Мишка недолго проработал в Москве. Может быть, на это повлияла случившаяся беда с братом, а может быть, оттого, что Москва была не для него. Он вернулся в деревню к матери и до самой войны оставался для нее единственной надеждой, кормильцем и опорой.
А про Ваську все-таки прошел в деревню слух. Один наш деревенский парень, сын наших соседей Александр Поликарпович Левыкин, проходил в конце тридцатых годов службу в Красной Армии где-то в Уссурийском крае. Он и рассказал – ехали они однажды командой на полуторке. Подъехали к паромной переправе через Бурею. Стали ждать парома. Вдруг он в толпе рыбаков, в стороне от переправы, увидел парня, который показался ему похожим на Ваську-Лысапеда. Он окликнул его сначала по имени, а потом громко добавил: «Лысапед!» Парень оглянулся.
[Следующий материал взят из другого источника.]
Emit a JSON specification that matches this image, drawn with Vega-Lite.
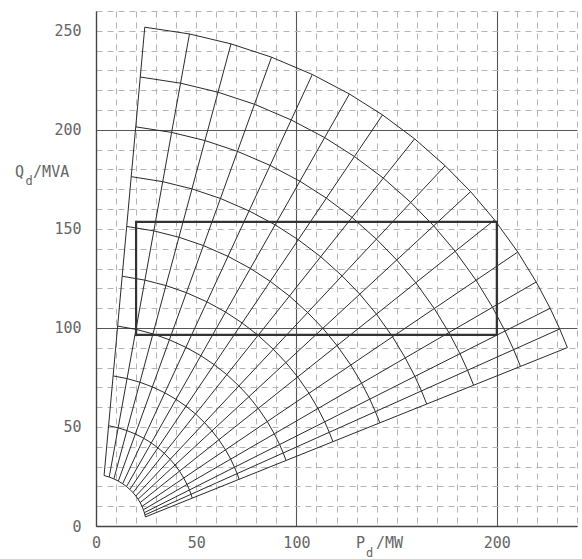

Но в это время полуторка въехала на паром, и обоим осталось только друг на друга посмотреть неуверенным взглядом. А ведь мог бы оказаться тот парень нашим Васькой-Лысапедом. Но опять вышла незадача, как тогда в тридцать третьем году на трамвайной остановке у Казанского вокзала. Наш земляк-красноармеец спешил, он не мог отстать от команды, а сообщить об увиденном тоже не хватило соображения. Он привез этот рассказ, после того как отслужил свой срок. Но тут уже началась война, и про Ваську снова позабыли в кутерьме начавшегося лихолетья. Так Васька и исчез навсегда.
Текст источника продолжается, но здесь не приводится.